Re: Please upload your packets as DOCs too

Posted: Sun Oct 08, 2017 2:03 pm
by Mike Bentley
Getting back to the original problem of parsing PDFs, has anyone looked at using OCR for this? For instance, something like the Azure Computer Vision API. It's not necessarily the most efficient (and costs a small amount of money), but might get more reliable results assuming you're able to isolate the content of the document.

Re: Please upload your packets as DOCs too

Posted: Sun Oct 08, 2017 2:34 pm
by UlyssesInvictus
Mike Bentley wrote:Getting back to the original problem of parsing PDFs, has anyone looked at using OCR for this? For instance, something like the Azure Computer Vision API. It's not necessarily the most efficient (and costs a small amount of money), but might get more reliable results assuming you're able to isolate the content of the document.
That's an interesting idea, but more of one to consider solely for fun--or in the case where the original authors are no longer contactable--since I'd much rather just have the original, encoded source as far as data preservation.

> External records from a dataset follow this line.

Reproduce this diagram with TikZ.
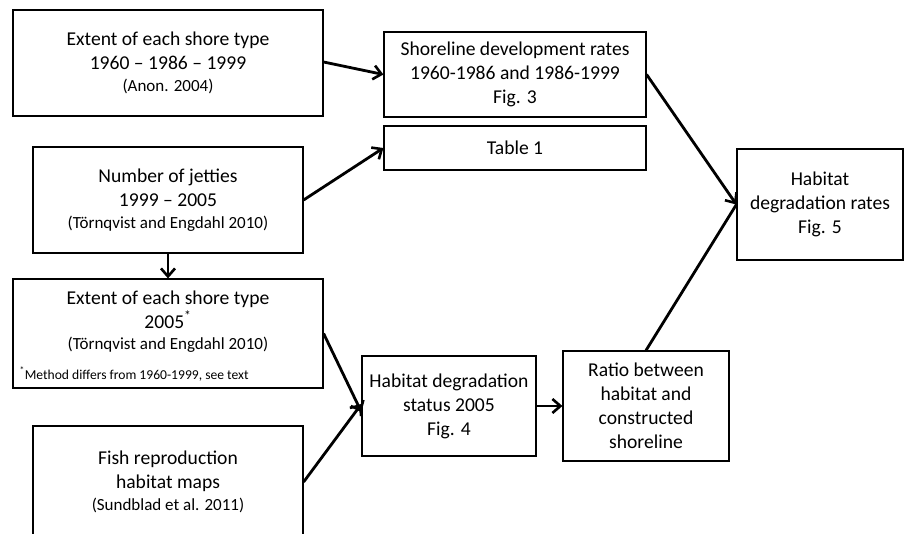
\documentclass[tikz,border=0pt]{standalone}
\usepackage{fontspec}
\setmainfont{Carlito}
\usetikzlibrary{arrows.meta}
\begin{document}
\begin{tikzpicture}[x=1pt,y=-1pt,
  box/.style={draw, line width=1.2pt, inner sep=0pt, align=center, font=\fontsize{19.6}{24}\selectfont},
  conn/.style={line width=2.8pt, -{Straight Barb[length=8pt,width=14pt,line width=2.6pt]}},
  small/.style={font=\fontsize{17}{20}\selectfont}]
\clip (0,0) rectangle (905,534);
\fill[white] (0,0) rectangle (905,534);
\node[box, minimum width=310, minimum height=106] (a) at (168,63)
  {Extent of each shore type\\1960 -- 1986 -- 1999\\[-2pt]{\fontsize{17}{18}\selectfont (Anon. 2004)}};
\node[box, minimum width=262, minimum height=85] (b) at (515,74.5)
  {Shoreline development rates\\1960-1986 and 1986-1999\\Fig. 3};
\node[box, minimum width=262, minimum height=44] (t) at (515,148) {Table 1};
\node[box, minimum width=270, minimum height=106] (j) at (168,200)
  {Number of jetties\\1999 -- 2005\\[-2pt]{\fontsize{17}{18}\selectfont (Törnqvist and Engdahl 2010)}};
\node[box, minimum width=310, minimum height=109] (e) at (168,333.5) {};
\node[font=\fontsize{19.6}{24}\selectfont, align=center] (e1) at (168,309.5)
  {Extent of each shore type\\2005\textsuperscript{*}};
\node[small] (e2) at (168,345) {(Törnqvist and Engdahl 2010)};
\node[anchor=west, font=\fontsize{13.6}{15}\selectfont] (e3) at (16,374)
  {\textsuperscript{*}Method differs from 1960-1999, see text};
\node[box, minimum width=270, minimum height=112] (f) at (168,482)
  {Fish reproduction\\habitat maps\\[-2pt]{\fontsize{17}{18}\selectfont (Sundblad et al. 2011)}};
\node[box, minimum width=174, minimum height=100] (h) at (449,406)
  {Habitat degradation\\status 2005\\Fig. 4};
\node[box, minimum width=166, minimum height=110] (r) at (646,406)
  {Ratio between\\habitat and\\constructed\\shoreline};
\node[box, minimum width=166, minimum height=111] (d) at (820,204.5)
  {Habitat\\degradation rates\\Fig. 5};
\draw[conn] ([yshift=1]a.east) -- (b.west);
\draw[conn] (j.east) -- (t.west);
\draw[conn] (j.south) -- (e.north);
\draw[conn] (e.east) -- ([yshift=-6]h.west);
\draw[conn] (f.east) -- ([yshift=2]h.west);
\draw[conn] (h.east) -- (r.west);
\draw[conn] (b.east) -- (d.west);
\draw[line width=2.8pt] (r.north) -- (d.west);
\end{tikzpicture}
\end{document}
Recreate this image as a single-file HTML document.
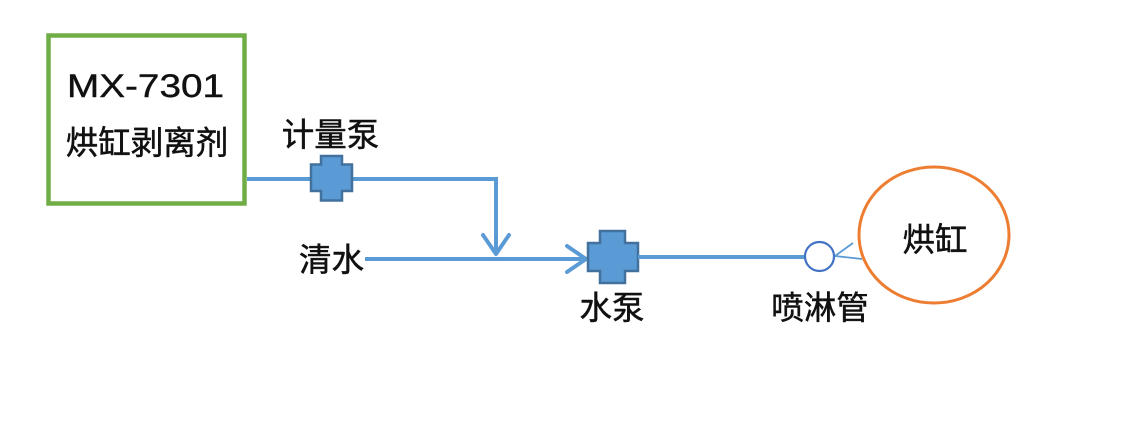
<!DOCTYPE html>
<html>
<head>
<meta charset="utf-8">
<style>
html,body{margin:0;padding:0;background:#fff;}
svg{display:block;}
text{font-family:"Liberation Sans","Noto Sans CJK SC",sans-serif;fill:#111;}
.cn{stroke:#111;stroke-width:0.5;}
</style>
</head>
<body>
<svg width="1148" height="431" viewBox="0 0 1148 431" xmlns="http://www.w3.org/2000/svg">
  <rect width="1148" height="431" fill="#fff"/>
  <!-- green box -->
  <rect x="48.5" y="35.5" width="196" height="168" fill="#fff" stroke="#70ad47" stroke-width="4.5"/>
  <text x="67" y="97" font-size="32" textLength="157" lengthAdjust="spacingAndGlyphs" font-family="Liberation Sans, sans-serif" class="cn" style="stroke-width:0.4">MX-7301</text>
  <text x="147" y="154" font-size="32.5" text-anchor="middle" class="cn">烘缸剥离剂</text>

  <!-- top line from box to pump and down -->
  <polyline points="247,179 496,179 496,255" fill="none" stroke="#5b9bd5" stroke-width="4"/>
  <polyline points="483,235 496,254 509,235" fill="none" stroke="#5b9bd5" stroke-width="4" stroke-linejoin="round" stroke-linecap="round"/>

  <!-- metering pump -->
  <path d="M321,156 H342 V164.5 H352 V191 H342 V200.5 H321 V191 H311 V164.5 H321 Z" fill="#5b9bd5" stroke="#41719c" stroke-width="2.5"/>
  <text x="330.5" y="146" font-size="32.5" text-anchor="middle" class="cn">计量泵</text>

  <!-- clean water line -->
  <line x1="365" y1="259" x2="588" y2="259" stroke="#5b9bd5" stroke-width="4"/>
  <polyline points="567,246 586,259 567,272" fill="none" stroke="#5b9bd5" stroke-width="4" stroke-linejoin="round" stroke-linecap="round"/>
  <text x="331.5" y="271" font-size="32.5" text-anchor="middle" class="cn">清水</text>

  <!-- water pump -->
  <path d="M600,231 H625 V243 H638 V271 H625 V283 H600 V271 H588 V243 H600 Z" fill="#5b9bd5" stroke="#41719c" stroke-width="2.5"/>
  <text x="612" y="319" font-size="32.5" text-anchor="middle" class="cn">水泵</text>

  <!-- line to nozzle -->
  <line x1="638" y1="257" x2="805" y2="257" stroke="#5b9bd5" stroke-width="4"/>
  <circle cx="819.5" cy="256.5" r="14.5" fill="#fff" stroke="#4472c4" stroke-width="2.2"/>
  <line x1="835" y1="256" x2="853" y2="243" stroke="#5b9bd5" stroke-width="1.8"/>
  <line x1="835" y1="256" x2="862" y2="259" stroke="#5b9bd5" stroke-width="1.8"/>
  <text x="820" y="319" font-size="32.5" text-anchor="middle" class="cn">喷淋管</text>

  <!-- dryer cylinder -->
  <ellipse cx="934" cy="235" rx="75" ry="68" fill="#fff" stroke="#ed7d31" stroke-width="3"/>
  <text x="935" y="251" font-size="32.5" text-anchor="middle" class="cn">烘缸</text>
</svg>
</body>
</html>
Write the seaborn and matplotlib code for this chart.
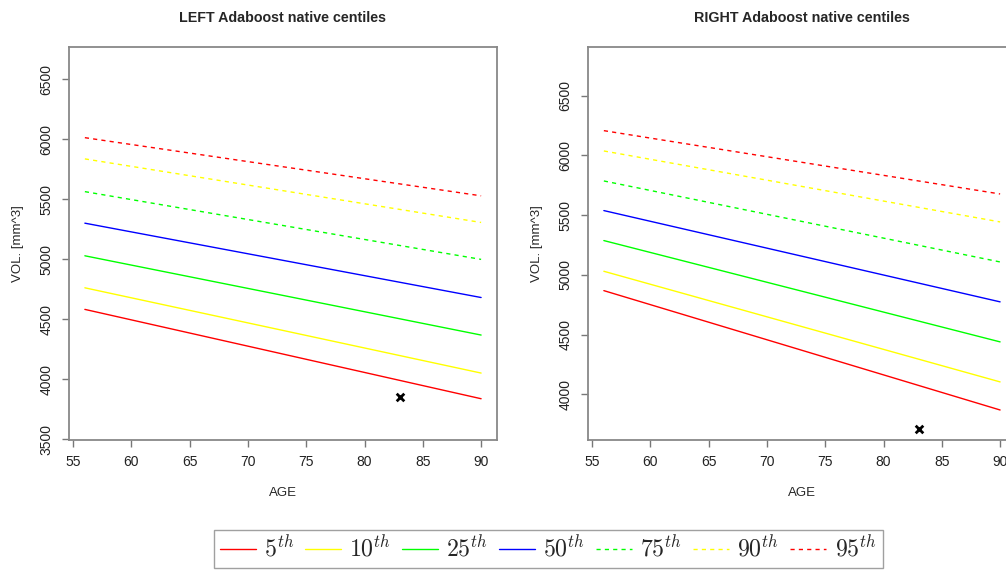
import pandas as pd
import matplotlib.pyplot as plt
import seaborn as sns

# values
ages = [56, 90]
centiles = ['5th', '10th', '25th', '50th', '75th', '90th', '95th']
legend_labels = [r'$5^{th}$', r'$10^{th}$', r'$25^{th}$', r'$50^{th}$',
                 r'$75^{th}$', r'$90^{th}$', r'$95^{th}$']
left_start = [4581, 4761, 5028, 5300, 5563, 5836, 6013]
left_end = [3836, 4050, 4367, 4680, 4998, 5306, 5528]
right_start = [4868, 5030, 5287, 5538, 5786, 6037, 6207]
right_end = [3869, 4104, 4439, 4774, 5108, 5443, 5677]
subject_age = [83]
left_subject = [3847]
right_subject = [3710]
colors = ['#FF0000', '#FFFF00', '#00FF00', '#0000FF', '#00FF00', '#FFFF00', '#FF0000']
line_dashes = ['', '', '', '', (3, 3), (3, 3), (3, 3)]


def long_table(starts, ends):
    rows = []
    for c, s, e in zip(centiles, starts, ends):
        rows.append({'AGE': ages[0], 'VOL': s, 'centile': c})
        rows.append({'AGE': ages[1], 'VOL': e, 'centile': c})
    return pd.DataFrame(rows)


sns.set_theme(style='white')
plt.rcParams['font.family'] = ['Liberation Sans', 'DejaVu Sans']
plt.rcParams['mathtext.fontset'] = 'cm'

fig = plt.figure(figsize=(10.06, 5.70), dpi=100)
ax_l = fig.add_axes([0.0686, 0.2281, 0.4254, 0.689])
ax_r = fig.add_axes([0.5845, 0.2281, 0.4254, 0.689])

panels = [
    (ax_l, left_start, left_end, left_subject, 'LEFT Adaboost native centiles',
     (3492, 6767), [3500, 4000, 4500, 5000, 5500, 6000, 6500]),
    (ax_r, right_start, right_end, right_subject, 'RIGHT Adaboost native centiles',
     (3618, 6905), [4000, 4500, 5000, 5500, 6000, 6500]),
]

for ax, starts, ends, subj, title, ylim, yticks in panels:
    df = long_table(starts, ends)
    sns.lineplot(data=df, x='AGE', y='VOL', hue='centile', style='centile',
                 hue_order=centiles, style_order=centiles,
                 palette=dict(zip(centiles, colors)),
                 dashes=dict(zip(centiles, line_dashes)),
                 linewidth=1, ax=ax, legend=(ax is ax_l))
    sns.scatterplot(x=subject_age, y=subj, marker='x', color='black',
                    s=30, linewidth=2, ax=ax, zorder=5)
    ax.set_xlim(54.64, 91.36)
    ax.set_ylim(*ylim)
    ax.set_xticks([55, 60, 65, 70, 75, 80, 85, 90])
    ax.set_yticks(yticks)
    ax.set_title(title, fontsize=10.3, fontweight='bold', pad=18)
    ax.set_xlabel('AGE', fontsize=9.5, labelpad=13)
    ax.set_ylabel('VOL. [mm^3]', fontsize=9.5, labelpad=11)
    ax.tick_params(axis='both', direction='out', length=5, width=1,
                   color='#777777', labelsize=10, labelcolor='#222222', pad=6,
                   bottom=True, left=True)
    for lbl in ax.get_yticklabels():
        lbl.set_rotation(90)
        lbl.set_va('center')
    for sp in ax.spines.values():
        sp.set_color('#888888')
        sp.set_linewidth(1.3)

handles, _ = ax_l.get_legend_handles_labels()
ax_l.get_legend().remove()
fig.legend(handles, legend_labels, ncol=7, loc='upper center',
           bbox_to_anchor=(0.545, 0.0702), fontsize=17.2, frameon=True,
           fancybox=False, edgecolor='#888888', handlelength=1.5,
           handletextpad=0.35, columnspacing=0.45, borderpad=0.25,
           borderaxespad=0)

fig.savefig('out.png', dpi=100)
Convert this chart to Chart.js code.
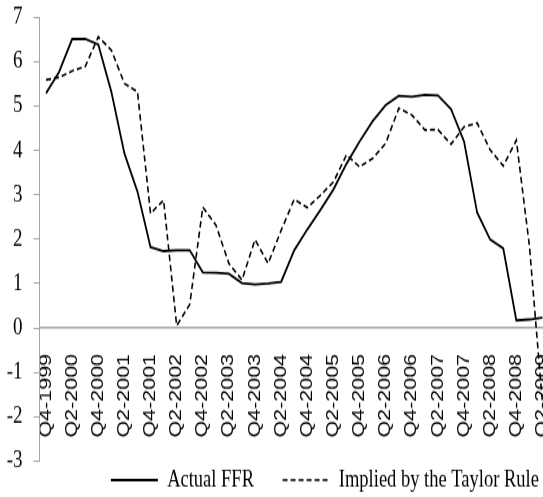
<!DOCTYPE html>
<html>
<head>
<meta charset="utf-8">
<script src="https://cdn.jsdelivr.net/npm/chart.js@4.4.1/dist/chart.umd.min.js"></script>
<style>
  html, body { margin: 0; padding: 0; background: #fff; overflow: hidden; }
</style>
</head>
<body>
<!-- drawn at 549x382 and shown taller, like the stretched original -->
<canvas id="ffrChart" width="549" height="382" style="display:block;width:549px;height:497px"></canvas>
<script>
const quarters = [
  "Q4-1999",
  "Q1-2000", "Q2-2000", "Q3-2000", "Q4-2000",
  "Q1-2001", "Q2-2001", "Q3-2001", "Q4-2001",
  "Q1-2002", "Q2-2002", "Q3-2002", "Q4-2002",
  "Q1-2003", "Q2-2003", "Q3-2003", "Q4-2003",
  "Q1-2004", "Q2-2004", "Q3-2004", "Q4-2004",
  "Q1-2005", "Q2-2005", "Q3-2005", "Q4-2005",
  "Q1-2006", "Q2-2006", "Q3-2006", "Q4-2006",
  "Q1-2007", "Q2-2007", "Q3-2007", "Q4-2007",
  "Q1-2008", "Q2-2008", "Q3-2008", "Q4-2008",
  "Q1-2009", "Q2-2009"
];

const actualFFR = [
  5.29, 5.77, 6.51, 6.51, 6.39, 5.32, 3.93, 3.07, 1.82, 1.73,
  1.75, 1.75, 1.25, 1.24, 1.22, 1.01, 0.98, 1.00, 1.04, 1.75,
  2.22, 2.66, 3.12, 3.70, 4.20, 4.66, 5.02, 5.23, 5.21, 5.25,
  5.24, 4.93, 4.20, 2.60, 1.99, 1.79, 0.17, 0.19, 0.23
];

const taylorRule = [
  5.59, 5.65, 5.79, 5.89, 6.56, 6.26, 5.51, 5.32, 2.58, 2.88,
  0.05, 0.53, 2.72, 2.32, 1.45, 1.08, 1.99, 1.45, 2.20, 2.90,
  2.71, 2.99, 3.29, 3.90, 3.63, 3.82, 4.16, 4.95, 4.80, 4.46,
  4.47, 4.14, 4.53, 4.62, 4.01, 3.65, 4.23, 1.85, -1.70
];

// only every second quarter gets a label on the axis
const shownTicks = quarters.filter(function (q, i) { return i % 2 === 0; });

const yMin = -3;
const yMax = 7;

const axisGray = "#a6a6a6";

const ctx = document.getElementById("ffrChart");
const ffrChart = new Chart(ctx, {
  type: "line",
  data: {
    labels: quarters,
    datasets: [
      {
        label: "Actual FFR",
        data: actualFFR,
        borderColor: "#000",
        backgroundColor: "#000",
        borderWidth: 1.8,
        pointRadius: 0,
        tension: 0,
      },
      {
        label: "Implied by the Taylor Rule",
        data: taylorRule,
        borderColor: "#000",
        backgroundColor: "#000",
        borderWidth: 1.6,
        borderDash: [5, 3],
        pointRadius: 0,
        tension: 0,
      },
    ],
  },
  options: {
    responsive: false,
    devicePixelRatio: 1,
    animation: false,
    events: [],
    layout: {
      // legend keeps 10px of empty space under it, let that fall off the canvas
      padding: { top: 13.3, left: 0, right: 0, bottom: -6.25 },
    },
    plugins: {
      tooltip: {
        enabled: false,
      },
      legend: {
        position: "bottom",
        align: "end",
        labels: {
          usePointStyle: true,
          pointStyle: "line",
          pointStyleWidth: 47,
          padding: 5.45,
          color: "#000",
          font: { family: "Liberation Serif", size: 18.5 },
          generateLabels: function (chart) {
            var items = Chart.defaults.plugins.legend.labels.generateLabels(chart);
            items.forEach(function (item, i) {
              var ds = chart.data.datasets[i];
              item.lineDash = ds.borderDash || [];
              item.lineWidth = ds.borderWidth;
              item.strokeStyle = ds.borderColor;
            });
            // spacing between the two entries
            items[0].text += "     ";
            items[1].text += " ";
            return items;
          },
        },
      },
    },
    scales: {
      x: {
        position: { y: 0 },
        offset: true,
        grid: {
          display: false,
          drawTicks: false,
        },
        border: {
          display: true,
          color: axisGray,
          width: 1.5,
        },
        ticks: {
          autoSkip: false,
          minRotation: 90,
          maxRotation: 90,
          padding: 20,
          color: "#000",
          font: { family: "Liberation Sans", size: 16.5 },
          callback: function (value) {
            var q = this.getLabelForValue(value);
            return shownTicks.includes(q) ? q : "";
          },
        },
        afterFit: function (scale) {
          scale.paddingLeft = 0;
          scale.paddingRight = 0;
        },
      },
      y: {
        min: yMin,
        max: yMax,
        grid: {
          drawOnChartArea: false,
          drawTicks: true,
          tickLength: 6,
          color: axisGray,
          lineWidth: 1,
        },
        border: {
          display: true,
          color: axisGray,
          width: 1,
        },
        ticks: {
          stepSize: 1,
          padding: 11,
          color: "#000",
          font: { family: "Liberation Serif", size: 19 },
        },
        afterFit: function (scale) {
          scale.width = 39.5;
          scale.paddingTop = 0;
          scale.paddingBottom = 0;
        },
      },
    },
  },
});
</script>
</body>
</html>
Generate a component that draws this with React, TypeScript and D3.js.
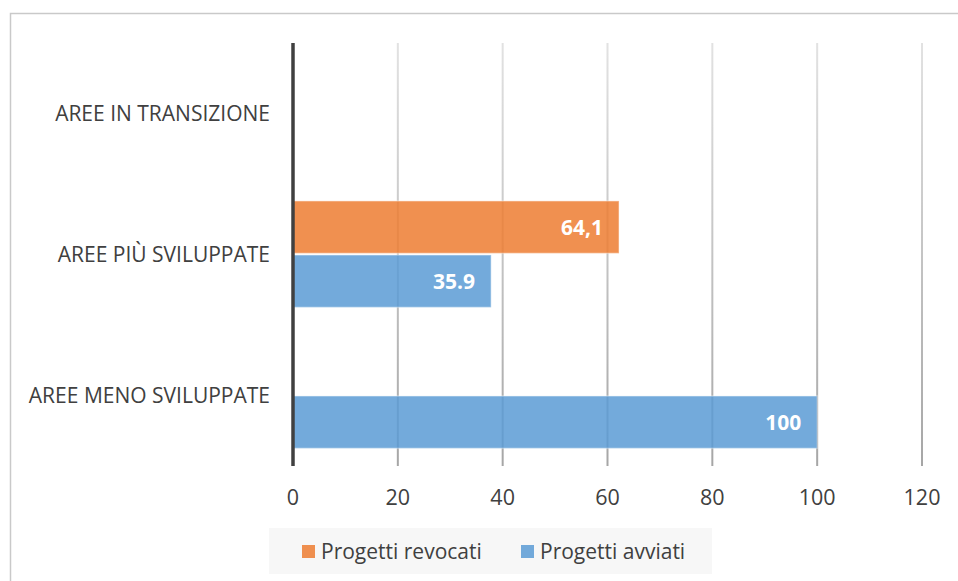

Re: Please upload your packets as DOCs too

Posted: Mon Oct 16, 2017 4:08 pm
by ezubaric
UlyssesInvictus wrote:
Mike Bentley wrote:Getting back to the original problem of parsing PDFs, has anyone looked at using OCR for this? For instance, something like the Azure Computer Vision API. It's not necessarily the most efficient (and costs a small amount of money), but might get more reliable results assuming you're able to isolate the content of the document.
That's an interesting idea, but more of one to consider solely for fun--or in the case where the original authors are no longer contactable--since I'd much rather just have the original, encoded source as far as data preservation.
I don't think you'd actually want to use OCR; I think having examples of correct parsing, you could easily read the original bytestream and create an LSTM to convert it.

For things that only exist on paper, OCR would be a good option; I prefer the Google OCR toolkit (which we used for comic books).